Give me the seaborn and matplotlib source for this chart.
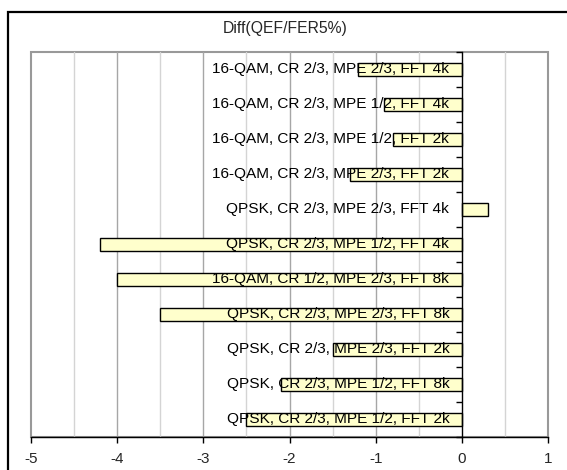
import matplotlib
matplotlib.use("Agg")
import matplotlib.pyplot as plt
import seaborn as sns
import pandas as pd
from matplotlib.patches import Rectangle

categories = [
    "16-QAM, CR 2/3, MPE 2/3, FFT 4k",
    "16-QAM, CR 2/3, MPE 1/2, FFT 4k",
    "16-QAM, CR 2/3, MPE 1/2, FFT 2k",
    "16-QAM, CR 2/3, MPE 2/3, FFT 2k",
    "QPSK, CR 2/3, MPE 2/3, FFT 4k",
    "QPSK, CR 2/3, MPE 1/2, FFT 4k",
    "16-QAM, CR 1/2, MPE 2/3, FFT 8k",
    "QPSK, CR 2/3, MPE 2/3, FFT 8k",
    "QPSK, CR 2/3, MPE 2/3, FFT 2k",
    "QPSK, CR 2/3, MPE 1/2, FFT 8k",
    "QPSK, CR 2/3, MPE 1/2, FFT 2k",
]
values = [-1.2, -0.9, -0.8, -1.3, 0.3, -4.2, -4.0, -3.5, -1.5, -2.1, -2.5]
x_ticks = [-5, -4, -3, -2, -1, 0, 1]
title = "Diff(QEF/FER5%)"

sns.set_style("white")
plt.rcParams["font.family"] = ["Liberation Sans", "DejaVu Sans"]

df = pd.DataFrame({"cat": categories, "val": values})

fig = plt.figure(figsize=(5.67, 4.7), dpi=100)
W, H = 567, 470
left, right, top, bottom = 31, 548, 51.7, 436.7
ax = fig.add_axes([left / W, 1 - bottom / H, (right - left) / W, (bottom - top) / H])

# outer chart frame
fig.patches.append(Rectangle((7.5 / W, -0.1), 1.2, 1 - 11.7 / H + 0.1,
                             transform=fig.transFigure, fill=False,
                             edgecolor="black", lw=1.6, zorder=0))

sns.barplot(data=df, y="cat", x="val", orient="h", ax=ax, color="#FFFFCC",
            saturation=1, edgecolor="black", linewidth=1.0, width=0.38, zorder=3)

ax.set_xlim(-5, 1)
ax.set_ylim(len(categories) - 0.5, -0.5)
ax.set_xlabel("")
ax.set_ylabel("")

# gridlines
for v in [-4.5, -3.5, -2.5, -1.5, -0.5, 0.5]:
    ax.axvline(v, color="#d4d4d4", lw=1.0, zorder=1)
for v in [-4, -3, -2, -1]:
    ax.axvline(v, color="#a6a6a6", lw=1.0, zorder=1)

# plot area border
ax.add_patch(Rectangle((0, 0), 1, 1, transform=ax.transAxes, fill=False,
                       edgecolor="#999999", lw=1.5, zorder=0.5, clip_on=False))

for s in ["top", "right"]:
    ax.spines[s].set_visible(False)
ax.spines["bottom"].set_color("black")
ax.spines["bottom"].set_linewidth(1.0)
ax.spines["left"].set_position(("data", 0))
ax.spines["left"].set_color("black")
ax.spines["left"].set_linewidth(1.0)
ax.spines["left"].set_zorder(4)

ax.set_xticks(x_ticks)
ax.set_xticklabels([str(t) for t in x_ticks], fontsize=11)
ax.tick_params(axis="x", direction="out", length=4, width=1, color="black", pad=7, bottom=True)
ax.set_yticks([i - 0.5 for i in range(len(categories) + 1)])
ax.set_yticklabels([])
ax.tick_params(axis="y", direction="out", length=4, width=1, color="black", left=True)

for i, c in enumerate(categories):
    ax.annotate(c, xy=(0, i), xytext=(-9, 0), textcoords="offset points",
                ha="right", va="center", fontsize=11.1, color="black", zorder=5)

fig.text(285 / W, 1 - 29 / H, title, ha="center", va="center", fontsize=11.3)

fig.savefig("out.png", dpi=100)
==============================
_WHAT YOU SHOULD DO_
Copy exactly the lines running from the beginning of the listing through the line that has "linewidth=1.0, width=0.38, zorder=3)". Drop the pictures.

_SOLUTION BELOW_
Give me the seaborn and matplotlib source for this chart.
import matplotlib
matplotlib.use("Agg")
import matplotlib.pyplot as plt
import seaborn as sns
import pandas as pd
from matplotlib.patches import Rectangle

categories = [
    "16-QAM, CR 2/3, MPE 2/3, FFT 4k",
    "16-QAM, CR 2/3, MPE 1/2, FFT 4k",
    "16-QAM, CR 2/3, MPE 1/2, FFT 2k",
    "16-QAM, CR 2/3, MPE 2/3, FFT 2k",
    "QPSK, CR 2/3, MPE 2/3, FFT 4k",
    "QPSK, CR 2/3, MPE 1/2, FFT 4k",
    "16-QAM, CR 1/2, MPE 2/3, FFT 8k",
    "QPSK, CR 2/3, MPE 2/3, FFT 8k",
    "QPSK, CR 2/3, MPE 2/3, FFT 2k",
    "QPSK, CR 2/3, MPE 1/2, FFT 8k",
    "QPSK, CR 2/3, MPE 1/2, FFT 2k",
]
values = [-1.2, -0.9, -0.8, -1.3, 0.3, -4.2, -4.0, -3.5, -1.5, -2.1, -2.5]
x_ticks = [-5, -4, -3, -2, -1, 0, 1]
title = "Diff(QEF/FER5%)"

sns.set_style("white")
plt.rcParams["font.family"] = ["Liberation Sans", "DejaVu Sans"]

df = pd.DataFrame({"cat": categories, "val": values})

fig = plt.figure(figsize=(5.67, 4.7), dpi=100)
W, H = 567, 470
left, right, top, bottom = 31, 548, 51.7, 436.7
ax = fig.add_axes([left / W, 1 - bottom / H, (right - left) / W, (bottom - top) / H])

# outer chart frame
fig.patches.append(Rectangle((7.5 / W, -0.1), 1.2, 1 - 11.7 / H + 0.1,
                             transform=fig.transFigure, fill=False,
                             edgecolor="black", lw=1.6, zorder=0))

sns.barplot(data=df, y="cat", x="val", orient="h", ax=ax, color="#FFFFCC",
            saturation=1, edgecolor="black", linewidth=1.0, width=0.38, zorder=3)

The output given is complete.